» **Exercise requirements**
Reproduce the listing below without changes, except that pictures are left out.

» **Source material**
------------------------------------
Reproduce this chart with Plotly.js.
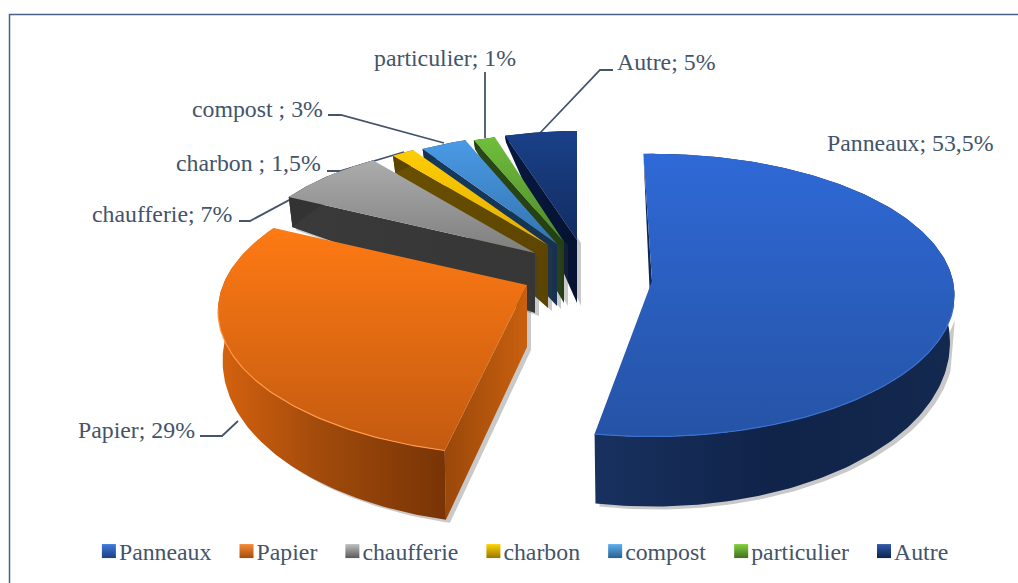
<!DOCTYPE html>
<html><head><meta charset="utf-8">
<script src="https://cdn.plot.ly/plotly-3.0.1.min.js"></script>
<style>html,body{margin:0;padding:0;background:#fff}#c{width:1018px;height:583px}</style>
</head><body><div id="c"></div>
<script>
// ---- data ----
const categories = ["Panneaux","Papier","chaufferie","charbon","compost","particulier","Autre"];
const values = [53.5,29,7,1.5,3,1,5];
const sliceLabels = ["Panneaux; 53,5%","Papier; 29%","chaufferie; 7%","charbon ; 1,5%","compost ; 3%","particulier; 1%","Autre; 5%"];

// ---- styling / geometry of the 3D projection ----
const geom = [
 {cx:652,cy:281,rx:301,ry:140,k:.10,rot:-1.8,rotEnd:-2.7,d:62},
 {cx:527,cy:285,rx:304,ry:140,k:.18,rot:.3,rotEnd:-1,d:62},
 {cx:535,cy:253,rx:292,ry:125,k:.10,rot:1,rotEnd:1,d:60},
 {cx:548,cy:245,rx:273,ry:122,k:.10,rot:0,rotEnd:0,d:63},
 {cx:557,cy:244,rx:272,ry:122,k:.10,rot:0,rotEnd:0,d:62},
 {cx:564,cy:242,rx:262,ry:120,k:.10,rot:-.5,rotEnd:1.2,d:61},
 {cx:577,cy:240,rx:255,ry:120,k:.10,rot:0,rotEnd:0,d:63}
];
const topCols = [["#2553a6","#2f69d6"],["#c35a10","#fe7a14"],["#7e7e7e","#acacac"],["#e4ae00","#ffcd05"],["#3474b0","#4a9ae6"],["#4d8a2c","#70be3c"],["#122d62","#1a4088"]];
const rimCols = ["#3a70d0","#ff9a4a"];
const faceCols = [["#0c2148","#12295a"],["#9a480a","#c9600f"],["#3a3a3a","#363636"],["#6b5000","#5c4500"],["#173a5e","#16324f"],["#2a4815","#243f12"],["#08193f","#051232"]];
const wallCols = [
 [[0,"#18315f"],[.5,"#102349"],[1,"#14294f"]],
 [[0,"#d6620f"],[.45,"#a14a0b"],[1,"#783406"]],
 [[0,"#333"],[1,"#333"]],[[0,"#5c4500"],[1,"#5c4500"]],[[0,"#16324f"],[1,"#16324f"]],[[0,"#243f12"],[1,"#243f12"]],[[0,"#051232"],[1,"#051232"]]
];
const legendCols = [["#3f7be0","#1f3f80"],["#f58a3a","#a84d0c"],["#c0c0c0","#5a5a5a"],["#ffd400","#9a7500"],["#5cb0f0","#2a5f90"],["#84d040","#3f7020"],["#2f5aa8","#0f2450"]];
const textCol = "#44546A";
const font = {family:"Liberation Serif, Times New Roman, serif", size:23.8, color:textCol};
const labelPos = [[825,143],[76,430],[90,214],[174,163],[190,109],[372,58],[615,62]];
const leaders = [
 "M200,436 L222,436 L238,421",
 "M239,221 L250,221 L334,176",
 "M327,171 L340,171 L404,152",
 "M328,115 L341,115 L444,143",
 "M485,72 L485,138",
 "M613,70 L600,70 L540,133"
];

// projection of a point on the pie: angle clockwise from 12 o'clock
function rimTop(g,aRad){
  const X=Math.sin(aRad), Y=-Math.cos(aRad), f=1/(1-g.k*Y);
  return {x:g.cx+g.rx*X*f, y:g.cy+g.ry*Y*f, Y};
}
function rimDepth(Y){ return Y>=0 ? 45+25*Y : 45*Math.pow(Math.max(0,1+Y),.62); }
function rimBottom(g,aRad){
  const p=rimTop(g,aRad);
  return {x:g.cx+(p.x-g.cx)*.985, y:p.y+rimDepth(p.Y), Y:p.Y};
}
function poly(pts,extra){
  return Object.assign({x:pts.map(p=>p.x),y:pts.map(p=>p.y),mode:"lines",fill:"toself",
    line:{width:0},showlegend:false,hoverinfo:"skip"},extra);
}

const total = values.reduce((s,v)=>s+v,0);
let acc=0;
const slices = values.map((v,i)=>{const a0=acc/total*360; acc+=v; return {i,a0,a1:acc/total*360};});

const traces=[];
// legend carriers
categories.forEach((c,i)=>{
  traces.push({x:[null],y:[null],mode:"markers",name:c,hoverinfo:"skip",
    marker:{symbol:"square",size:14,color:legendCols[i][0],gradient:{type:"vertical",color:legendCols[i][1]},line:{width:0}}});
});
// paint from the back of the pie to the front
[6,5,4,3,2,1,0].forEach(i=>{
  const g=geom[i], s=slices[i];
  const arc=[],arcB=[];
  const n=Math.max(6,Math.ceil(s.a1-s.a0));
  const start=(s.a0+g.rot)*Math.PI/180, end=(s.a1+g.rotEnd)*Math.PI/180;
  for(let j=0;j<=n;j++){const a=start+(end-start)*j/n; arc.push(rimTop(g,a)); arcB.push(rimBottom(g,a));}
  const apex={x:g.cx,y:g.cy}, apexB={x:g.cx,y:g.cy+g.d};
  const facePts=[arc[0],apex,apexB,arcB[0],arc[0]];
  const wallPts=arc.concat(arcB.slice().reverse()).concat([arc[0]]);
  // soft shadow, only under what faces the viewer
  const off=p=>({x:p.x+4,y:p.y+3});
  if(i>0) traces.push(poly(facePts.map(off),{fillcolor:"rgba(60,60,60,.28)"}));
  if(i<2){
    const frontB=arcB.filter(p=>p.Y>.25);
    const frontT=arc.filter(p=>p.Y>.25);
    traces.push(poly(frontT.concat(frontB.slice().reverse()).map(off),{fillcolor:"rgba(60,60,60,.28)"}));
  }
  // cut face
  traces.push(poly(facePts,{fillgradient:{type:"horizontal",colorscale:[[0,faceCols[i][0]],[1,faceCols[i][1]]]}}));
  // outer wall
  traces.push(poly(wallPts,{fillgradient:{type:"horizontal",colorscale:wallCols[i]}}));
  // top face
  traces.push(poly([apex].concat(arc).concat([apex]),{fillgradient:{type:"vertical",colorscale:[[0,topCols[i][0]],[1,topCols[i][1]]]}}));
  // lit front rim of the two large slices
  if(i<2){
    const front=arc.filter(p=>p.Y>.15);
    traces.push({x:front.map(p=>p.x),y:front.map(p=>p.y),mode:"lines",line:{width:1.2,color:rimCols[i]},showlegend:false,hoverinfo:"skip"});
  }
});

const layout={
  width:1018,height:583,margin:{l:0,r:0,t:0,b:0},paper_bgcolor:"#fff",plot_bgcolor:"#fff",
  xaxis:{range:[0,1018],visible:false,fixedrange:true},
  yaxis:{range:[583,0],visible:false,fixedrange:true},
  font:font,
  showlegend:true,
  legend:{orientation:"h",x:0.0775,xanchor:"left",y:0.017,yanchor:"bottom",font:font,bgcolor:"rgba(0,0,0,0)",itemwidth:30,tracegroupgap:0,itemclick:false,itemdoubleclick:false},
  shapes:[
    {type:"path",path:"M1018,14.5 L9.5,14.5 L9.5,583",line:{color:"#4a6285",width:1.5},layer:"below"}
  ].concat(leaders.map(p=>({type:"path",path:p,line:{color:textCol,width:1.8},layer:"below"}))),
  annotations:sliceLabels.map((t,i)=>({text:t,x:labelPos[i][0],y:labelPos[i][1],xref:"x",yref:"y",xanchor:"left",yanchor:"middle",showarrow:false,font:font}))
};
Plotly.newPlot("c",traces,layout,{displayModeBar:false}).then(()=>{
  // the reference keeps its legend swatches close to their labels
  document.querySelectorAll("#c .legend .legendsymbols").forEach(el=>el.setAttribute("transform","translate(10,0)"));
});
</script></body></html>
------------------------------------
» **Worked answer**
Reproduce this chart with Plotly.js.
<!DOCTYPE html>
<html><head><meta charset="utf-8">
<script src="https://cdn.plot.ly/plotly-3.0.1.min.js"></script>
<style>html,body{margin:0;padding:0;background:#fff}#c{width:1018px;height:583px}</style>
</head><body><div id="c"></div>
<script>
// ---- data ----
const categories = ["Panneaux","Papier","chaufferie","charbon","compost","particulier","Autre"];
const values = [53.5,29,7,1.5,3,1,5];
const sliceLabels = ["Panneaux; 53,5%","Papier; 29%","chaufferie; 7%","charbon ; 1,5%","compost ; 3%","particulier; 1%","Autre; 5%"];

// ---- styling / geometry of the 3D projection ----
const geom = [
 {cx:652,cy:281,rx:301,ry:140,k:.10,rot:-1.8,rotEnd:-2.7,d:62},
 {cx:527,cy:285,rx:304,ry:140,k:.18,rot:.3,rotEnd:-1,d:62},
 {cx:535,cy:253,rx:292,ry:125,k:.10,rot:1,rotEnd:1,d:60},
 {cx:548,cy:245,rx:273,ry:122,k:.10,rot:0,rotEnd:0,d:63},
 {cx:557,cy:244,rx:272,ry:122,k:.10,rot:0,rotEnd:0,d:62},
 {cx:564,cy:242,rx:262,ry:120,k:.10,rot:-.5,rotEnd:1.2,d:61},
 {cx:577,cy:240,rx:255,ry:120,k:.10,rot:0,rotEnd:0,d:63}
];
const topCols = [["#2553a6","#2f69d6"],["#c35a10","#fe7a14"],["#7e7e7e","#acacac"],["#e4ae00","#ffcd05"],["#3474b0","#4a9ae6"],["#4d8a2c","#70be3c"],["#122d62","#1a4088"]];
const rimCols = ["#3a70d0","#ff9a4a"];
const faceCols = [["#0c2148","#12295a"],["#9a480a","#c9600f"],["#3a3a3a","#363636"],["#6b5000","#5c4500"],["#173a5e","#16324f"],["#2a4815","#243f12"],["#08193f","#051232"]];
const wallCols = [
 [[0,"#18315f"],[.5,"#102349"],[1,"#14294f"]],
 [[0,"#d6620f"],[.45,"#a14a0b"],[1,"#783406"]],
 [[0,"#333"],[1,"#333"]],[[0,"#5c4500"],[1,"#5c4500"]],[[0,"#16324f"],[1,"#16324f"]],[[0,"#243f12"],[1,"#243f12"]],[[0,"#051232"],[1,"#051232"]]
];
const legendCols = [["#3f7be0","#1f3f80"],["#f58a3a","#a84d0c"],["#c0c0c0","#5a5a5a"],["#ffd400","#9a7500"],["#5cb0f0","#2a5f90"],["#84d040","#3f7020"],["#2f5aa8","#0f2450"]];
const textCol = "#44546A";
const font = {family:"Liberation Serif, Times New Roman, serif", size:23.8, color:textCol};
const labelPos = [[825,143],[76,430],[90,214],[174,163],[190,109],[372,58],[615,62]];
const leaders = [
 "M200,436 L222,436 L238,421",
 "M239,221 L250,221 L334,176",
 "M327,171 L340,171 L404,152",
 "M328,115 L341,115 L444,143",
 "M485,72 L485,138",
 "M613,70 L600,70 L540,133"
];

// projection of a point on the pie: angle clockwise from 12 o'clock
function rimTop(g,aRad){
  const X=Math.sin(aRad), Y=-Math.cos(aRad), f=1/(1-g.k*Y);
  return {x:g.cx+g.rx*X*f, y:g.cy+g.ry*Y*f, Y};
}
function rimDepth(Y){ return Y>=0 ? 45+25*Y : 45*Math.pow(Math.max(0,1+Y),.62); }
function rimBottom(g,aRad){
  const p=rimTop(g,aRad);
  return {x:g.cx+(p.x-g.cx)*.985, y:p.y+rimDepth(p.Y), Y:p.Y};
}
function poly(pts,extra){
  return Object.assign({x:pts.map(p=>p.x),y:pts.map(p=>p.y),mode:"lines",fill:"toself",
    line:{width:0},showlegend:false,hoverinfo:"skip"},extra);
}

const total = values.reduce((s,v)=>s+v,0);
let acc=0;
const slices = values.map((v,i)=>{const a0=acc/total*360; acc+=v; return {i,a0,a1:acc/total*360};});

const traces=[];
// legend carriers
categories.forEach((c,i)=>{
  traces.push({x:[null],y:[null],mode:"markers",name:c,hoverinfo:"skip",
    marker:{symbol:"square",size:14,color:legendCols[i][0],gradient:{type:"vertical",color:legendCols[i][1]},line:{width:0}}});
});
// paint from the back of the pie to the front
[6,5,4,3,2,1,0].forEach(i=>{
  const g=geom[i], s=slices[i];
  const arc=[],arcB=[];
  const n=Math.max(6,Math.ceil(s.a1-s.a0));
  const start=(s.a0+g.rot)*Math.PI/180, end=(s.a1+g.rotEnd)*Math.PI/180;
  for(let j=0;j<=n;j++){const a=start+(end-start)*j/n; arc.push(rimTop(g,a)); arcB.push(rimBottom(g,a));}
  const apex={x:g.cx,y:g.cy}, apexB={x:g.cx,y:g.cy+g.d};
  const facePts=[arc[0],apex,apexB,arcB[0],arc[0]];
  const wallPts=arc.concat(arcB.slice().reverse()).concat([arc[0]]);
  // soft shadow, only under what faces the viewer
  const off=p=>({x:p.x+4,y:p.y+3});
  if(i>0) traces.push(poly(facePts.map(off),{fillcolor:"rgba(60,60,60,.28)"}));
  if(i<2){
    const frontB=arcB.filter(p=>p.Y>.25);
    const frontT=arc.filter(p=>p.Y>.25);
    traces.push(poly(frontT.concat(frontB.slice().reverse()).map(off),{fillcolor:"rgba(60,60,60,.28)"}));
  }
  // cut face
  traces.push(poly(facePts,{fillgradient:{type:"horizontal",colorscale:[[0,faceCols[i][0]],[1,faceCols[i][1]]]}}));
  // outer wall
  traces.push(poly(wallPts,{fillgradient:{type:"horizontal",colorscale:wallCols[i]}}));
  // top face
  traces.push(poly([apex].concat(arc).concat([apex]),{fillgradient:{type:"vertical",colorscale:[[0,topCols[i][0]],[1,topCols[i][1]]]}}));
  // lit front rim of the two large slices
  if(i<2){
    const front=arc.filter(p=>p.Y>.15);
    traces.push({x:front.map(p=>p.x),y:front.map(p=>p.y),mode:"lines",line:{width:1.2,color:rimCols[i]},showlegend:false,hoverinfo:"skip"});
  }
});

const layout={
  width:1018,height:583,margin:{l:0,r:0,t:0,b:0},paper_bgcolor:"#fff",plot_bgcolor:"#fff",
  xaxis:{range:[0,1018],visible:false,fixedrange:true},
  yaxis:{range:[583,0],visible:false,fixedrange:true},
  font:font,
  showlegend:true,
  legend:{orientation:"h",x:0.0775,xanchor:"left",y:0.017,yanchor:"bottom",font:font,bgcolor:"rgba(0,0,0,0)",itemwidth:30,tracegroupgap:0,itemclick:false,itemdoubleclick:false},
  shapes:[
    {type:"path",path:"M1018,14.5 L9.5,14.5 L9.5,583",line:{color:"#4a6285",width:1.5},layer:"below"}
  ].concat(leaders.map(p=>({type:"path",path:p,line:{color:textCol,width:1.8},layer:"below"}))),
  annotations:sliceLabels.map((t,i)=>({text:t,x:labelPos[i][0],y:labelPos[i][1],xref:"x",yref:"y",xanchor:"left",yanchor:"middle",showarrow:false,font:font}))
};
Plotly.newPlot("c",traces,layout,{displayModeBar:false}).then(()=>{
  // the reference keeps its legend swatches close to their labels
  document.querySelectorAll("#c .legend .legendsymbols").forEach(el=>el.setAttribute("transform","translate(10,0)"));
});
</script></body></html>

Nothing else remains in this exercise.